§ Work to complete
Set down word for word the lines running from the line with "Write the matplotlib code for this chart." to the line with "ax = fig.add_axes([108", ends included. Skip every picture.

[Source code of charts]
----
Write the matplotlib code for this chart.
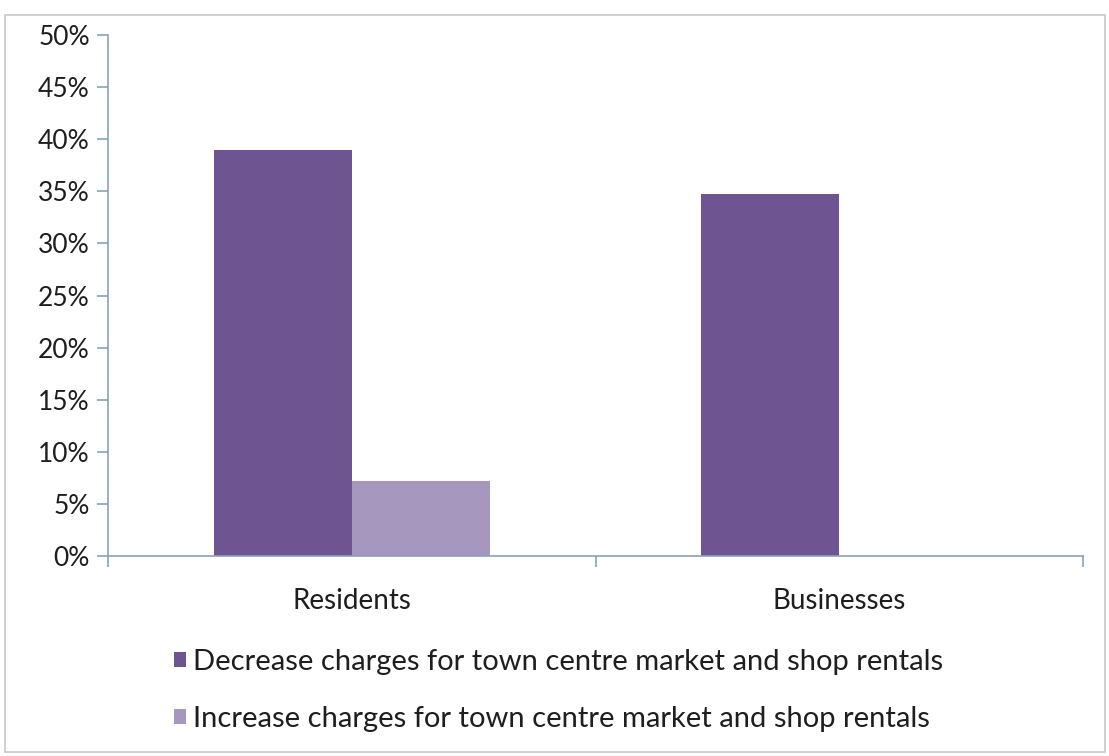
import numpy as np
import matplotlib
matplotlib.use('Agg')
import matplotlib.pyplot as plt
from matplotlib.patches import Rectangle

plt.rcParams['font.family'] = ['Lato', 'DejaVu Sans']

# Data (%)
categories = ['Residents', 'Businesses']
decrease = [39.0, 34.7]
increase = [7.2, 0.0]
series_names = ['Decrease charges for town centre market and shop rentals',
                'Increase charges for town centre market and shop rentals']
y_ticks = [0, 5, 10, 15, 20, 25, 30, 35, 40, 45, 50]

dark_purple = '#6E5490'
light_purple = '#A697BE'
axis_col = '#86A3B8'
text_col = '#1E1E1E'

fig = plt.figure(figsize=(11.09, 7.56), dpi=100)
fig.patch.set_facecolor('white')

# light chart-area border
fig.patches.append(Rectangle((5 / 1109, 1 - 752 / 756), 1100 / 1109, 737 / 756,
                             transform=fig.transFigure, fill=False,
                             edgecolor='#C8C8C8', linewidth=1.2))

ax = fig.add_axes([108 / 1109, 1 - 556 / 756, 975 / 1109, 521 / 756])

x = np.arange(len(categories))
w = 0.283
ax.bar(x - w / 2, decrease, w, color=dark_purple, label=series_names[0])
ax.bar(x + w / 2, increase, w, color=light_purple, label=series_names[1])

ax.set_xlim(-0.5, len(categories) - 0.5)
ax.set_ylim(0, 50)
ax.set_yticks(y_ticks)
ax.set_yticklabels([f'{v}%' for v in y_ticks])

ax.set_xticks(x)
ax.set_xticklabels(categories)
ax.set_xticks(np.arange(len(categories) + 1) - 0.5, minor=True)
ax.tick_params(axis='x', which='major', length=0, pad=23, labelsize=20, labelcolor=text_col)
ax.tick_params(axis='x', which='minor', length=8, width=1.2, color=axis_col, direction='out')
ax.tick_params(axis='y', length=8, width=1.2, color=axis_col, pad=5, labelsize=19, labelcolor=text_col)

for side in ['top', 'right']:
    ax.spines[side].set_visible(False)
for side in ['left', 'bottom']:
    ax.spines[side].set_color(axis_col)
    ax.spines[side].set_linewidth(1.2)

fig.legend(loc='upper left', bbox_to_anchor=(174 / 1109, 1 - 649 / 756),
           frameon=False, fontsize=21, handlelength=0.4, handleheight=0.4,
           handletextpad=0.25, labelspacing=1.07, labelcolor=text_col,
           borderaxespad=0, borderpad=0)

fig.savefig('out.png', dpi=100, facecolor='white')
----
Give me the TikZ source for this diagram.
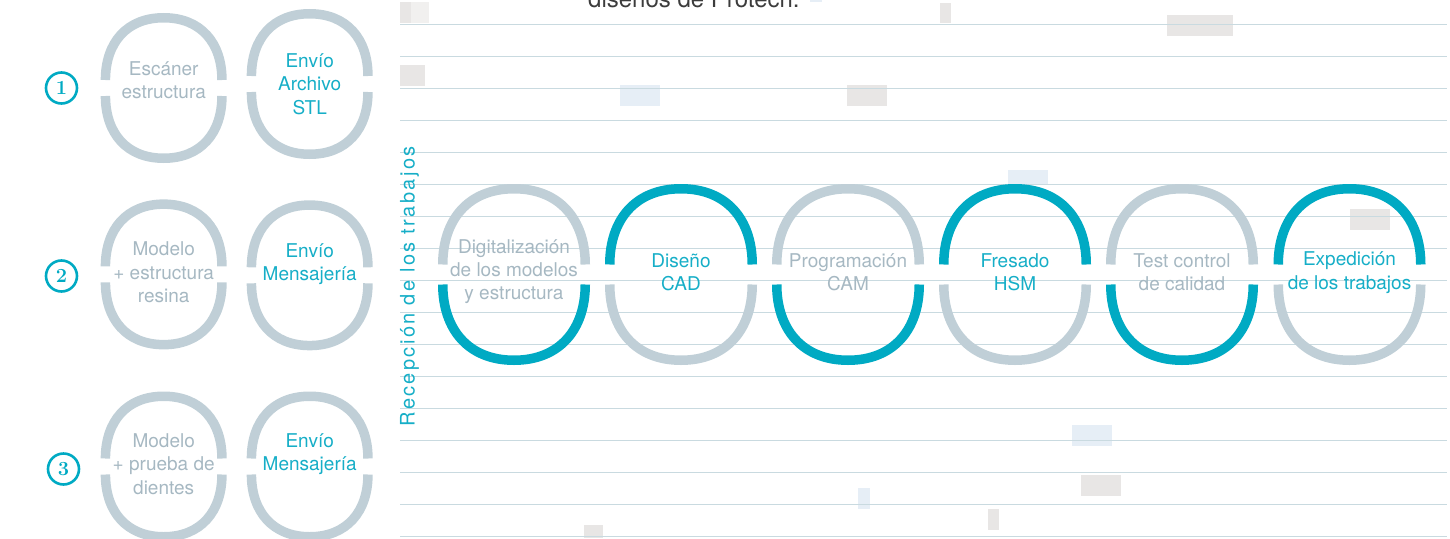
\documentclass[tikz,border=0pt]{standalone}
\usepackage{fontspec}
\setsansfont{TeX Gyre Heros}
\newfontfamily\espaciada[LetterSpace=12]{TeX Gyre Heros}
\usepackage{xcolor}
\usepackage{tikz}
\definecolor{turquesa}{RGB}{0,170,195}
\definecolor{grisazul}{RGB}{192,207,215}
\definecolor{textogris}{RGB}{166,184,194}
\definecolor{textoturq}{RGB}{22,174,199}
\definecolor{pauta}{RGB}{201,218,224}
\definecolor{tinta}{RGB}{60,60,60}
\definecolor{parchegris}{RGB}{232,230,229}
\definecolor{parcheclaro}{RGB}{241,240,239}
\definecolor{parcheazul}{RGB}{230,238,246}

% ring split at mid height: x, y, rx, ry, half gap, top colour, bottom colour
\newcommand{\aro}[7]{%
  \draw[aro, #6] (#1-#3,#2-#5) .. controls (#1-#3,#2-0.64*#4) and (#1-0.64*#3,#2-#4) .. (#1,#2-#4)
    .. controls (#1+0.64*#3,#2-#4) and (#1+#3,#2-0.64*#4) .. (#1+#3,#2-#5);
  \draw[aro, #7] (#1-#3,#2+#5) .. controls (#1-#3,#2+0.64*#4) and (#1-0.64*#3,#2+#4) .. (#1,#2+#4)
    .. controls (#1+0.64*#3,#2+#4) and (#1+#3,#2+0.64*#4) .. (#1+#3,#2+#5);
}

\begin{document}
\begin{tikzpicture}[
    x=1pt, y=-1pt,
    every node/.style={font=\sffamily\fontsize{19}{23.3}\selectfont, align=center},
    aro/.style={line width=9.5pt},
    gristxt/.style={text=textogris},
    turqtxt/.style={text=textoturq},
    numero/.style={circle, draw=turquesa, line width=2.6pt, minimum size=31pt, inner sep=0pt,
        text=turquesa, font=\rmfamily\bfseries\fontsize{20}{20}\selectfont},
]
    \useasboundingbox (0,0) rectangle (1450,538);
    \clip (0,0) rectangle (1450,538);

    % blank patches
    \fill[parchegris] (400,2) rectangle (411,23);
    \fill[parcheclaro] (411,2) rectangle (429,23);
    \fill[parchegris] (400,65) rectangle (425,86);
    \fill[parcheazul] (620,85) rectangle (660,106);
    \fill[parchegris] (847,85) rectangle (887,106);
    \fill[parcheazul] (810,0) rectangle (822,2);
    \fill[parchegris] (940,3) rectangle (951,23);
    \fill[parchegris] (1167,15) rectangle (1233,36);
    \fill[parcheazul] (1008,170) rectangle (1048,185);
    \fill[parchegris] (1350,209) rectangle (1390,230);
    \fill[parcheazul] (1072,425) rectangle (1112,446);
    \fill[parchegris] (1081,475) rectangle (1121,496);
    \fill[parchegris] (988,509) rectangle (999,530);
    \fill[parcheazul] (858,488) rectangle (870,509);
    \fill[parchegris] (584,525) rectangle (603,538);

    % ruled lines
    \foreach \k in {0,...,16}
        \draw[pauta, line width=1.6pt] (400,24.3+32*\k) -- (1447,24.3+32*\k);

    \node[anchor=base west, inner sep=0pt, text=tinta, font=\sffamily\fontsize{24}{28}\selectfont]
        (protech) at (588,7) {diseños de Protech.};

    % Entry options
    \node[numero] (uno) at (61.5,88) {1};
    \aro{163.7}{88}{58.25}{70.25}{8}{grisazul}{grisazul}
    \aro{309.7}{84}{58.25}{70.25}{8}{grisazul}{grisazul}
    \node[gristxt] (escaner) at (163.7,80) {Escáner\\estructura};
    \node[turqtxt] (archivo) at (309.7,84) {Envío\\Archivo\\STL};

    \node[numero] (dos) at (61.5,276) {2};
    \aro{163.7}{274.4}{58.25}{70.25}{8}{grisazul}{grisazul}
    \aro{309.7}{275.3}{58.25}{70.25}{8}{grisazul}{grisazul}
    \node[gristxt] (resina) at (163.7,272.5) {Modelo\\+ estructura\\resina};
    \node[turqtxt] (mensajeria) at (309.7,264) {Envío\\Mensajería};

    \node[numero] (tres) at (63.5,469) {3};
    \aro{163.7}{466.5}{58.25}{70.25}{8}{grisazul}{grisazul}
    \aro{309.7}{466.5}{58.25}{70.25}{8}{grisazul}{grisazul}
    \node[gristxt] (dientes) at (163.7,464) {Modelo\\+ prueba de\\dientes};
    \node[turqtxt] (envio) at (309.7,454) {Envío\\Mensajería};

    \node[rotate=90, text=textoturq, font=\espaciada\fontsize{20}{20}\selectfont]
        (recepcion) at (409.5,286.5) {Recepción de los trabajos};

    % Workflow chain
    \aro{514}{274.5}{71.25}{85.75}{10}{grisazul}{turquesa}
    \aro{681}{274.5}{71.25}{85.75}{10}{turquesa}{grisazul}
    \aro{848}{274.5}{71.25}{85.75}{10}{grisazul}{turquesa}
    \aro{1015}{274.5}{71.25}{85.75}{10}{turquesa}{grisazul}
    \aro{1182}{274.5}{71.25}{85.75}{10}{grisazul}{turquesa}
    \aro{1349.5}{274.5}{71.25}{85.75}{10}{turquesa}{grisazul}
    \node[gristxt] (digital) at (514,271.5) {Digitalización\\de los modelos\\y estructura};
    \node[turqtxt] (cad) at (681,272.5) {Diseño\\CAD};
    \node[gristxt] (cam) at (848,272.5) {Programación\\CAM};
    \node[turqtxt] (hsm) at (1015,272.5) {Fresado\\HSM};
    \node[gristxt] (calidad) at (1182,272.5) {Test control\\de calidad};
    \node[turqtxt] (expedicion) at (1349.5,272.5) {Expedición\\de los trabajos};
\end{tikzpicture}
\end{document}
----
§ Task response
Write the matplotlib code for this chart.
import numpy as np
import matplotlib
matplotlib.use('Agg')
import matplotlib.pyplot as plt
from matplotlib.patches import Rectangle

plt.rcParams['font.family'] = ['Lato', 'DejaVu Sans']

# Data (%)
categories = ['Residents', 'Businesses']
decrease = [39.0, 34.7]
increase = [7.2, 0.0]
series_names = ['Decrease charges for town centre market and shop rentals',
                'Increase charges for town centre market and shop rentals']
y_ticks = [0, 5, 10, 15, 20, 25, 30, 35, 40, 45, 50]

dark_purple = '#6E5490'
light_purple = '#A697BE'
axis_col = '#86A3B8'
text_col = '#1E1E1E'

fig = plt.figure(figsize=(11.09, 7.56), dpi=100)
fig.patch.set_facecolor('white')

# light chart-area border
fig.patches.append(Rectangle((5 / 1109, 1 - 752 / 756), 1100 / 1109, 737 / 756,
                             transform=fig.transFigure, fill=False,
                             edgecolor='#C8C8C8', linewidth=1.2))

ax = fig.add_axes([108 / 1109, 1 - 556 / 756, 975 / 1109, 521 / 756])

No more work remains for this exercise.